Given request
Exactly the lines from the one with "Reproduce this chart" through the one with "const NoDot = () => <g />;", inclusive, are to be repeated, and the pictures are not.

Task data
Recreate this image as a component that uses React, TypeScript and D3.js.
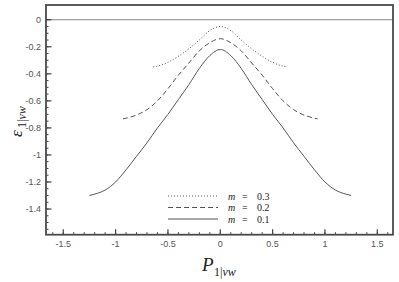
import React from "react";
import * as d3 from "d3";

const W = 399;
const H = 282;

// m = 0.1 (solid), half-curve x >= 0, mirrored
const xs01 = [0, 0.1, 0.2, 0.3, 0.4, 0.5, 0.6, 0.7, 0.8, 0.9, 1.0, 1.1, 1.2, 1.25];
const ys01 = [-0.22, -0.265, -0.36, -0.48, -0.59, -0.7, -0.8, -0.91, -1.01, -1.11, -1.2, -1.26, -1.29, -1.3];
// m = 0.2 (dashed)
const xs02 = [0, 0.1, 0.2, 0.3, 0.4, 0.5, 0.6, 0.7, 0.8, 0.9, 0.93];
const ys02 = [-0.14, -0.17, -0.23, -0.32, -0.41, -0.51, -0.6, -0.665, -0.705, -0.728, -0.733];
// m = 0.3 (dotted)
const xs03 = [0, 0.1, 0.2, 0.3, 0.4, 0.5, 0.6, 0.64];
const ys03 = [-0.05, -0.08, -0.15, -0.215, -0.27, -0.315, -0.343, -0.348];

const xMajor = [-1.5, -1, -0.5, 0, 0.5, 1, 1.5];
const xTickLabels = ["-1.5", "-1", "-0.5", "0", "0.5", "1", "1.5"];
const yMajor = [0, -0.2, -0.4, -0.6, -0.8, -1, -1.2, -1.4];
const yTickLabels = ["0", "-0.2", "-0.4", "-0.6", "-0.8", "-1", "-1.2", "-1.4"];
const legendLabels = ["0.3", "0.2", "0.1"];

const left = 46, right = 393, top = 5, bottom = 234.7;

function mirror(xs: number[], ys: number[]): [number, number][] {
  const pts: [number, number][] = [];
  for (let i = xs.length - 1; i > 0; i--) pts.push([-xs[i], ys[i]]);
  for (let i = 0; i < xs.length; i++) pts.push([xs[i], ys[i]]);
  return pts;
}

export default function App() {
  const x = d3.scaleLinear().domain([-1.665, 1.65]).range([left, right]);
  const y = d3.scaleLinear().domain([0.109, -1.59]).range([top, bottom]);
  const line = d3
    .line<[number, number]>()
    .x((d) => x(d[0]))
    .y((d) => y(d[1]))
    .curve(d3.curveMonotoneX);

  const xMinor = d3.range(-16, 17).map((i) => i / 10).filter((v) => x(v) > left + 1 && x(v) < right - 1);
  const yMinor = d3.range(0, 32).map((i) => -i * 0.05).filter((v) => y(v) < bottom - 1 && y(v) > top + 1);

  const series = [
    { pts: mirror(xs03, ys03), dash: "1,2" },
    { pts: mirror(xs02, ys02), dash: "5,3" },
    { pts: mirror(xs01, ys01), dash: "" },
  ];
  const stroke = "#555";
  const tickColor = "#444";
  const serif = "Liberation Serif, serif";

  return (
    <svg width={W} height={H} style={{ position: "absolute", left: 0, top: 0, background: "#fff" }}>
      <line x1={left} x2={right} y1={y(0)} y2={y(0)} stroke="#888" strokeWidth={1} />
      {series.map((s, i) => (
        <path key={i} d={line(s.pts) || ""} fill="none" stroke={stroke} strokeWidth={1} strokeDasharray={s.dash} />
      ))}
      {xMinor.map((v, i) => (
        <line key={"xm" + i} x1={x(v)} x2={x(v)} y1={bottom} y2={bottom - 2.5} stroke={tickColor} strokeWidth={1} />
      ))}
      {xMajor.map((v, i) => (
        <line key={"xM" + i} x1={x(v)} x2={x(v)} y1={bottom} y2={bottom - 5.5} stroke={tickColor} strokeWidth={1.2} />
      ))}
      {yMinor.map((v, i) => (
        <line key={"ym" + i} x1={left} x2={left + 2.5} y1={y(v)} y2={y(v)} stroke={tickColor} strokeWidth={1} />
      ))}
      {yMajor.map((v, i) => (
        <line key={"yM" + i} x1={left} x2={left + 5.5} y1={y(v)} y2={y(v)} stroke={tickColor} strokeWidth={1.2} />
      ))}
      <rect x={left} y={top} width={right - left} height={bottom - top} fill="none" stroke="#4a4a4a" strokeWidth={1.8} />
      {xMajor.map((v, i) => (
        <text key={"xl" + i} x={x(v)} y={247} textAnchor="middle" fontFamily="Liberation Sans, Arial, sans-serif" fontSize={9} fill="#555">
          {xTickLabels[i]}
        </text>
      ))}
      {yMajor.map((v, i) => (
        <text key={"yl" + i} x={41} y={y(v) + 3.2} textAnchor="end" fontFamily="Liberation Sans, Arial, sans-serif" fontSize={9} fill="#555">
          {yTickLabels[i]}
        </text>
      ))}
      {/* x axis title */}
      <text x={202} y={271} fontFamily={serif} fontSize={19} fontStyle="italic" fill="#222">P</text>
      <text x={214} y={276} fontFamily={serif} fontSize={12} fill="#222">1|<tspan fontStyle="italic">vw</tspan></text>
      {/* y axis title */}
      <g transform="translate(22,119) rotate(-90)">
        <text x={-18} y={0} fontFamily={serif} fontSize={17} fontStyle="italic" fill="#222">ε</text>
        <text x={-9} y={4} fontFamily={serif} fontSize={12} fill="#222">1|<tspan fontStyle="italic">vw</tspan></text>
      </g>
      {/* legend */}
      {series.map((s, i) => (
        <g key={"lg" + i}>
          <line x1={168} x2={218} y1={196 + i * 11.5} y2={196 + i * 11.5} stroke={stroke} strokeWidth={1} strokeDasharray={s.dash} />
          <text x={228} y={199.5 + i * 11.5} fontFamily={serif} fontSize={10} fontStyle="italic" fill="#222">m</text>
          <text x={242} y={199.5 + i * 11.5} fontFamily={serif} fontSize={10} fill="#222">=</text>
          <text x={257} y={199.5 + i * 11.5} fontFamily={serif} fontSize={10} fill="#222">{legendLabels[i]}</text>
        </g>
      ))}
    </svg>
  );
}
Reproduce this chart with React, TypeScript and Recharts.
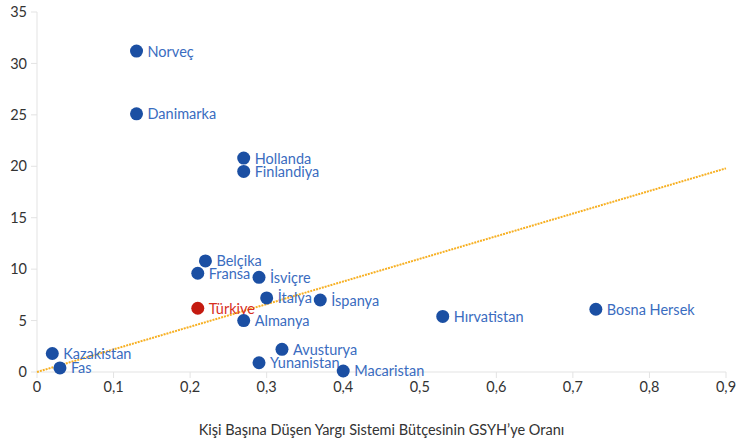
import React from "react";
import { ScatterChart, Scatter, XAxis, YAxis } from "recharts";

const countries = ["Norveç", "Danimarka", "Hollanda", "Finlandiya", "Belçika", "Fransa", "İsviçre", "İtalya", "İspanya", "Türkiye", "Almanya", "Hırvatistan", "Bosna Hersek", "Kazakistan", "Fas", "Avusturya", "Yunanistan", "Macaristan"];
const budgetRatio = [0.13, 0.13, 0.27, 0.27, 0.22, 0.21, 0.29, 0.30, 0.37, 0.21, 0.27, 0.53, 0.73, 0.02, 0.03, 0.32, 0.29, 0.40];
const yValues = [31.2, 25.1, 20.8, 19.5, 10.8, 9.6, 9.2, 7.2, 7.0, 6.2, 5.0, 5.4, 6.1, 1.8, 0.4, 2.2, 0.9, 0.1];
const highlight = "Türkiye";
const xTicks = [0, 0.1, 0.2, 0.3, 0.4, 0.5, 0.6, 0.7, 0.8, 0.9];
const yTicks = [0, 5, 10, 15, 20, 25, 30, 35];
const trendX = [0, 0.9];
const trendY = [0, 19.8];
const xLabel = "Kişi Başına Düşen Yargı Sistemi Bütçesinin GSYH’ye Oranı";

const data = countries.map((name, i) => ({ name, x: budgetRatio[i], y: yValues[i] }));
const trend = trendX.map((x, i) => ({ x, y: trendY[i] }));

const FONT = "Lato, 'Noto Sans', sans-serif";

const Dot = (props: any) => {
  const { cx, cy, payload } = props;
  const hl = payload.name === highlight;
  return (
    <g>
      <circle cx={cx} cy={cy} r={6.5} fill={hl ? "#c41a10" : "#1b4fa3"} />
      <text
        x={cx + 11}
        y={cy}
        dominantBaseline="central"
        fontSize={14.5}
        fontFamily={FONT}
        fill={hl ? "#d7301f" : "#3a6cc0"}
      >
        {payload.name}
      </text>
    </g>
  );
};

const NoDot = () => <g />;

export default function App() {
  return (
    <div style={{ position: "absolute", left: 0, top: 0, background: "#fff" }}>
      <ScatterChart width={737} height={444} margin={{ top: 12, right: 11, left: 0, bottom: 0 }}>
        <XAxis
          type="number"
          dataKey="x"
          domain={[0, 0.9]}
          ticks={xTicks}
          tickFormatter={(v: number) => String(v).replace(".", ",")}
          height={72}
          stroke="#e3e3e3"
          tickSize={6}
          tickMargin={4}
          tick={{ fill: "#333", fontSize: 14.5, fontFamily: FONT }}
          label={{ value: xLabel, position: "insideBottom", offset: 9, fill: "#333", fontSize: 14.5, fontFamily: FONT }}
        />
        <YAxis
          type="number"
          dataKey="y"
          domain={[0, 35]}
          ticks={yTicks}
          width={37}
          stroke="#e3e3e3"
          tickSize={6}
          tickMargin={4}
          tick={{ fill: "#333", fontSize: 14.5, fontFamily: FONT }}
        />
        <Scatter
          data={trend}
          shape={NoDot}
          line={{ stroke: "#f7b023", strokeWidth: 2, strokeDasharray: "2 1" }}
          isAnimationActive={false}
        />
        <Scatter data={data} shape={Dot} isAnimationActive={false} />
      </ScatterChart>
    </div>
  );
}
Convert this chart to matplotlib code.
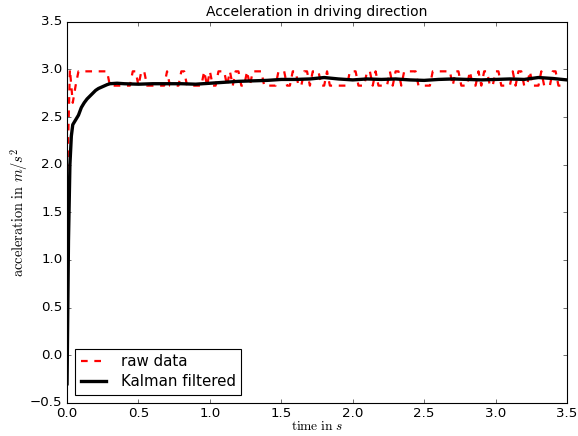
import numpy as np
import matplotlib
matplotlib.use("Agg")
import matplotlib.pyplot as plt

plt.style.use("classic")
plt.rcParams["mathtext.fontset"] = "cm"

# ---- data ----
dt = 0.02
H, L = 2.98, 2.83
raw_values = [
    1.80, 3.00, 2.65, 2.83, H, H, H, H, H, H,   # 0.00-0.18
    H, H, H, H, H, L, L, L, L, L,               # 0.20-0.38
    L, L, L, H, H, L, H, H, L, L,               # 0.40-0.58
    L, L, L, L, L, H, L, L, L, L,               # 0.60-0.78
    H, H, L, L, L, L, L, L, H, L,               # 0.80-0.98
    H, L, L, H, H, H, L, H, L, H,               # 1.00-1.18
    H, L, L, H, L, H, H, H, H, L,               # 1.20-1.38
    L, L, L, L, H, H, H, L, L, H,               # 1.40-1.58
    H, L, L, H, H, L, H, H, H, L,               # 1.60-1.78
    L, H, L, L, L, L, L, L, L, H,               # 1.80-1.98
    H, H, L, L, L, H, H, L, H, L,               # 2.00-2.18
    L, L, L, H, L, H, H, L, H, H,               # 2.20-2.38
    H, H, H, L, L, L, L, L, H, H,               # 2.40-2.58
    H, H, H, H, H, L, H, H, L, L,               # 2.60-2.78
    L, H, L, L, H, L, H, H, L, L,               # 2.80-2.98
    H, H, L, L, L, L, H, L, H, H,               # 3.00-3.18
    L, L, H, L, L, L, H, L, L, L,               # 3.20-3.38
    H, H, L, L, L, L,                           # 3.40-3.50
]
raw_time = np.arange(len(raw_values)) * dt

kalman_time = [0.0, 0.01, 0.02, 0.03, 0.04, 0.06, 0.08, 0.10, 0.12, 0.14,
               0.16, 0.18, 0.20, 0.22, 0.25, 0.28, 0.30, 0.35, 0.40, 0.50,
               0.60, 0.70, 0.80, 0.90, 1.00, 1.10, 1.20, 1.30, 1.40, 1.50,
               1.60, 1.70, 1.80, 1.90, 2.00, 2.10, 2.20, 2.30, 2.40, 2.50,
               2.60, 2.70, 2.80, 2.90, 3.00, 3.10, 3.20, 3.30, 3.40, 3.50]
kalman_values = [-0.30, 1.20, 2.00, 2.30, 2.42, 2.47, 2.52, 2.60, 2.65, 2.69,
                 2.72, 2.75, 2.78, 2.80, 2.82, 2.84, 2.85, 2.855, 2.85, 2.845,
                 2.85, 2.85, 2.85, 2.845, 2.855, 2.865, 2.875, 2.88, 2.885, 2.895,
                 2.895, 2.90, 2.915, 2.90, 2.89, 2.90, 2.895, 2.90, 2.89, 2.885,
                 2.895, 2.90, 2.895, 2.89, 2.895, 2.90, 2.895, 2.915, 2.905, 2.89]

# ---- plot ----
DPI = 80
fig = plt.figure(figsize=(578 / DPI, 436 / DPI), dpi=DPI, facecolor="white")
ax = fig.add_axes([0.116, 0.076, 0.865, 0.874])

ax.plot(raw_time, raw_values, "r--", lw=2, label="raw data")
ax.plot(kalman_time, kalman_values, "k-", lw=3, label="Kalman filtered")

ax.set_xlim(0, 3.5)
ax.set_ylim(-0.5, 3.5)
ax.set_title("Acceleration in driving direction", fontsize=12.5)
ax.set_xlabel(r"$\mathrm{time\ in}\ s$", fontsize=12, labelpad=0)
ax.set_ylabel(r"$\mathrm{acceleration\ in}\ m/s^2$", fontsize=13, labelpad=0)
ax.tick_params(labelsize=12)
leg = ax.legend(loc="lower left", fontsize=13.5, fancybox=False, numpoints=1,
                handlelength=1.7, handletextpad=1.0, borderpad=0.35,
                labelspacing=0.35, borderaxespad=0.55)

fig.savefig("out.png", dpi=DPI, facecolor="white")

Final result
Reproduce this chart with React, TypeScript and Recharts.
import React from "react";
import { ScatterChart, Scatter, XAxis, YAxis } from "recharts";

const countries = ["Norveç", "Danimarka", "Hollanda", "Finlandiya", "Belçika", "Fransa", "İsviçre", "İtalya", "İspanya", "Türkiye", "Almanya", "Hırvatistan", "Bosna Hersek", "Kazakistan", "Fas", "Avusturya", "Yunanistan", "Macaristan"];
const budgetRatio = [0.13, 0.13, 0.27, 0.27, 0.22, 0.21, 0.29, 0.30, 0.37, 0.21, 0.27, 0.53, 0.73, 0.02, 0.03, 0.32, 0.29, 0.40];
const yValues = [31.2, 25.1, 20.8, 19.5, 10.8, 9.6, 9.2, 7.2, 7.0, 6.2, 5.0, 5.4, 6.1, 1.8, 0.4, 2.2, 0.9, 0.1];
const highlight = "Türkiye";
const xTicks = [0, 0.1, 0.2, 0.3, 0.4, 0.5, 0.6, 0.7, 0.8, 0.9];
const yTicks = [0, 5, 10, 15, 20, 25, 30, 35];
const trendX = [0, 0.9];
const trendY = [0, 19.8];
const xLabel = "Kişi Başına Düşen Yargı Sistemi Bütçesinin GSYH’ye Oranı";

const data = countries.map((name, i) => ({ name, x: budgetRatio[i], y: yValues[i] }));
const trend = trendX.map((x, i) => ({ x, y: trendY[i] }));

const FONT = "Lato, 'Noto Sans', sans-serif";

const Dot = (props: any) => {
  const { cx, cy, payload } = props;
  const hl = payload.name === highlight;
  return (
    <g>
      <circle cx={cx} cy={cy} r={6.5} fill={hl ? "#c41a10" : "#1b4fa3"} />
      <text
        x={cx + 11}
        y={cy}
        dominantBaseline="central"
        fontSize={14.5}
        fontFamily={FONT}
        fill={hl ? "#d7301f" : "#3a6cc0"}
      >
        {payload.name}
      </text>
    </g>
  );
};

const NoDot = () => <g />;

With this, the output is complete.